Nowadays, many parents set their alarm clocks for overnight checks, but I’m a night owl, typically at my computer long after everyone else has gone to sleep. So I don’t mind doing the checks, though this isn’t exactly the routine I would sign up for. Sometimes I have to drink a cup of coffee to stay awake. Sometimes I have to drink a glass of wine to fall asleep. But I do the checks, every night, between midnight and 2 a.m.

James’s son Garrett (right), Camp Joslin’s very own “Mr. Hustle”

Garrett knows this is the routine, but he never wakes up, which is kind of nice. If he’s high (over 180), I’ll correct him by pressing a couple of buttons on his insulin pump. If he’s low, I’ll prop him up and put a juice box to his mouth, and he’ll sip from the straw without opening his eyes. I don’t think he’ll remember it in the morning.
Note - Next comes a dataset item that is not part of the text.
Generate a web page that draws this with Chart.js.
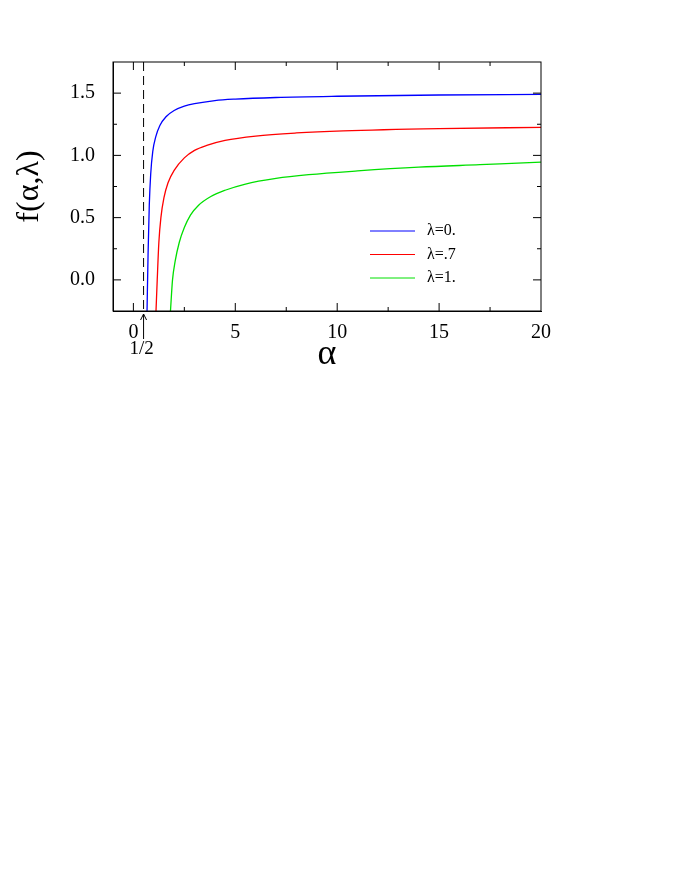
<!DOCTYPE html>
<html>
<head>
<meta charset="utf-8">
<script src="https://cdn.jsdelivr.net/npm/chart.js@4"></script>
<style>
  body { margin: 0; background: #fff; }
</style>
</head>
<body>
<canvas id="fChart" width="673" height="871"></canvas>
<script>
const blueX = [0.67, 0.72, 0.78, 0.85, 0.95, 1.1, 1.3, 1.6, 2, 2.5, 3, 4, 5, 7, 10, 15, 20];
const blueY = [-0.25, 0.2, 0.6, 0.85, 1.03, 1.15, 1.24, 1.31, 1.36, 1.395, 1.415, 1.44, 1.452, 1.465, 1.475, 1.485, 1.49];
const redX = [1.11, 1.17, 1.25, 1.35, 1.5, 1.7, 2, 2.5, 3, 3.6, 4.5, 6, 8, 10.3, 15, 20];
const redY = [-0.25, 0, 0.3, 0.5, 0.66, 0.78, 0.88, 0.98, 1.04, 1.08, 1.12, 1.155, 1.18, 1.197, 1.215, 1.225];
const greenX = [1.82, 1.92, 2.05, 2.25, 2.5, 2.8, 3.2, 3.8, 4.5, 5.5, 7, 8.6, 11, 14, 17, 20];
const greenY = [-0.25, 0, 0.15, 0.3, 0.42, 0.52, 0.6, 0.67, 0.72, 0.77, 0.815, 0.845, 0.875, 0.905, 0.925, 0.945];
const seriesLabels = ['λ=0.', 'λ=.7', 'λ=1.'];
const xTicks = [-1, 0, 2.5, 5, 7.5, 10, 12.5, 15, 17.5, 20];
const xLabels = [0, 5, 10, 15, 20];
const yTicks = [-0.25, 0, 0.25, 0.5, 0.75, 1.0, 1.25, 1.5, 1.75];
const yLabels = [0, 0.5, 1.0, 1.5];
const halfX = 0.5;

const pts = (xs, ys) => xs.map((x, i) => ({ x: x, y: ys[i] }));
const serif = 'Liberation Serif';

const decor = {
    id: 'decor',
    afterDraw(chart) {
        const ctx = chart.ctx;
        const a = chart.chartArea;
        const xs = chart.scales.x, ys = chart.scales.y;
        ctx.save();
        ctx.strokeStyle = '#000';
        ctx.lineWidth = 1;
        ctx.strokeRect(a.left, a.top, a.right - a.left, a.bottom - a.top);
        // inward ticks on all four sides
        xTicks.forEach(v => {
            if (v <= xs.min || v >= xs.max) return;
            const px = xs.getPixelForValue(v);
            const len = xLabels.includes(v) ? 8 : 4;
            ctx.beginPath();
            ctx.moveTo(px, a.bottom); ctx.lineTo(px, a.bottom - len);
            ctx.moveTo(px, a.top); ctx.lineTo(px, a.top + len);
            ctx.stroke();
        });
        yTicks.forEach(v => {
            if (v <= ys.min || v >= ys.max) return;
            const py = ys.getPixelForValue(v);
            const len = yLabels.includes(v) ? 8 : 4;
            ctx.beginPath();
            ctx.moveTo(a.left, py); ctx.lineTo(a.left + len, py);
            ctx.moveTo(a.right, py); ctx.lineTo(a.right - len, py);
            ctx.stroke();
        });
        // dashed line at alpha = 1/2
        const hx = xs.getPixelForValue(halfX);
        ctx.setLineDash([9, 5]);
        ctx.beginPath();
        ctx.moveTo(hx, a.top); ctx.lineTo(hx, a.bottom);
        ctx.stroke();
        ctx.setLineDash([]);
        // arrow and label below axis
        ctx.beginPath();
        ctx.moveTo(hx, a.bottom + 28); ctx.lineTo(hx, a.bottom + 3);
        ctx.moveTo(hx - 3, a.bottom + 9); ctx.lineTo(hx, a.bottom + 3); ctx.lineTo(hx + 3, a.bottom + 9);
        ctx.stroke();
        ctx.fillStyle = '#000';
        ctx.font = '19px "' + serif + '"';
        ctx.textAlign = 'center';
        ctx.textBaseline = 'top';
        ctx.fillText('1/2', hx - 2, a.bottom + 29);
        // legend
        const colors = ['#0000ff', '#ff0000', '#00e000'];
        ctx.font = '16px "' + serif + '"';
        ctx.textAlign = 'left';
        ctx.textBaseline = 'middle';
        seriesLabels.forEach((lab, i) => {
            const y = 231 + i * 23.5;
            ctx.strokeStyle = colors[i];
            ctx.beginPath();
            ctx.moveTo(370, y); ctx.lineTo(415, y);
            ctx.stroke();
            ctx.fillText(lab, 427, y);
        });
        ctx.restore();
    }
};

new Chart(document.getElementById('fChart'), {
    type: 'scatter',
    data: {
        datasets: [
            { label: seriesLabels[0], data: pts(blueX, blueY), borderColor: '#0000ff' },
            { label: seriesLabels[1], data: pts(redX, redY), borderColor: '#ff0000' },
            { label: seriesLabels[2], data: pts(greenX, greenY), borderColor: '#00e000' }
        ].map(d => Object.assign(d, { showLine: true, pointRadius: 0, borderWidth: 1.3, cubicInterpolationMode: 'monotone' }))
    },
    options: {
        responsive: false,
        animation: false,
        layout: { padding: { left: 10, top: 62, right: 132, bottom: 495 } },
        plugins: { legend: { display: false }, tooltip: { enabled: false } },
        scales: {
            x: {
                type: 'linear', min: -1, max: 20,
                afterBuildTicks: s => { s.ticks = xTicks.map(v => ({ value: v })); },
                afterFit: s => { s.height = 65; },
                grid: { display: false },
                border: { color: '#000', width: 1 },
                ticks: {
                    color: '#000', padding: 2, autoSkip: false, maxRotation: 0,
                    font: { family: serif, size: 20 },
                    callback: v => xLabels.includes(v) ? String(v) : ''
                },
                title: { display: true, text: 'α', color: '#000', padding: { top: 0, bottom: 0 }, font: { family: serif, size: 36 } }
            },
            y: {
                type: 'linear', min: -0.25, max: 1.75,
                afterBuildTicks: s => { s.ticks = yTicks.map(v => ({ value: v })); },
                afterFit: s => { s.width = 103; },
                grid: { display: false },
                border: { color: '#000', width: 1 },
                ticks: {
                    color: '#000', padding: 10, autoSkip: false,
                    font: { family: serif, size: 20 },
                    callback: v => yLabels.includes(v) ? v.toFixed(1) : ''
                },
                title: { display: true, text: 'f(α,λ)', color: '#000', padding: 0, font: { family: serif, size: 32 } }
            }
        }
    },
    plugins: [decor]
});
</script>
</body>
</html>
I love it when he’s right in range – safely between 100 mg/dL and 150 mg/dL – but I’d be lying if I said that happened more often than not.

It’s 1:24 a.m., and time for Garrett’s blood check.

At least he took a shower before bed tonight, so he has that freshly scrubbed fragrance that reminds me that sometimes boys do get clean. On the field, he’s fast, coordinated, and wiry – at Camp Joslin, he was voted “Mr. Hustle” in basketball. But he pouts when he loses and will cry after striking out and his teachers are concerned that he’s too competitive when he plays four-square at recess. But now he sleeps soundly beneath his Spiderman blanket, and I quickly prick his finger – more than 12,800 finger pricks in his young life, but who’s counting?

I apply the drop of blood, and the reading comes out: “321.”

Damn. I check again: “311.”

He was 91 at evening snack, so we screwed up somehow. Maybe it was the extra cheese on his pizza at dinner, or maybe I miscalculated his carbs at snack, or maybe the recent lowering of his basal rate went too far, or maybe this is the metabolic life of an 8-year-old boy – chaotic, random, inscrutable.

I deliver the insulin, walk out of the room, and flip off the switch in the hall.

The morning light is a few hours away.